Laycock further explains that the sectarian prayer in the town of Greece was clearly coercive. Scalia says, “This is coercion? [The chaplain] says, ‘May we pray,’ and somebody doesn't want to pray, so he stays seated?” And again Breyer comes in, trying to resolve the problem by wondering whether the town can’t just say, “Let's try to be inclusive.”
“So town councils like Greece can have prayers if they are nonprovocative, modest, decent, quiet, nonproselytizing?” concludes Kennedy, sadly. Scalia notes that the people on this board pray at home, before their meals. “It seems to me an imposition upon them to stifle the manner in which they invoke their deity,” he says.
Kagan then voices what everyone else is thinking: “I don't think that this is an easy question. I think it's hard because the court lays down these rules, and everybody thinks that the court is being hostile to religion, and people get unhappy and angry and agitated in various kinds of ways. And every time the court gets involved in things like this, it seems to make the problem worse rather than better.” It’s a pickle. Judges gonna judge.
Happily, Breyer’s down to the last settlement details. He tells Laycock to just accept a deal wherein the town “must make a good-faith effort to appeal to other religions who are in that area.” And someone tells the chaplains to keep in mind that the board "is comprised of members of many different faith traditions." Done and done, right? Laycock almost sounds ready to take it. Kennedy questions whether “we write that in a concurring opinion?”
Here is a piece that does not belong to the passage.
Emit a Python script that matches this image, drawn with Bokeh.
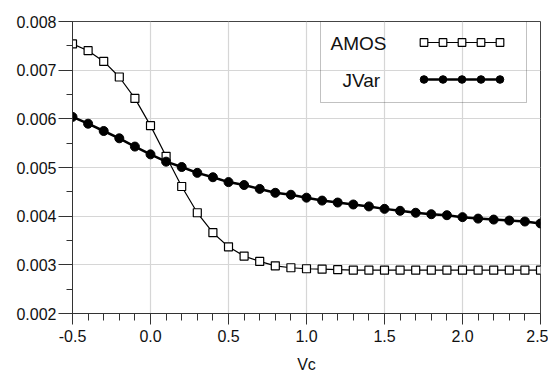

But seriously, Kennedy adds, this “involves the state very heavily in the censorship and the approval or disapproval of prayers." That sounds awful until you consider the possibility of the state involving itself in forcing people to sit through years of sectarian prayer before they may petition their city council about crosswalks. And the only thing that sounds worse than all that is that the Supreme Court may finally need to pick a workable test for when the state crosses the Establishment Clause line, which is something not one of them seems to want to do. Because in a case about protecting unpopular religions, the last thing the court wants to do is decide something, well, unpopular.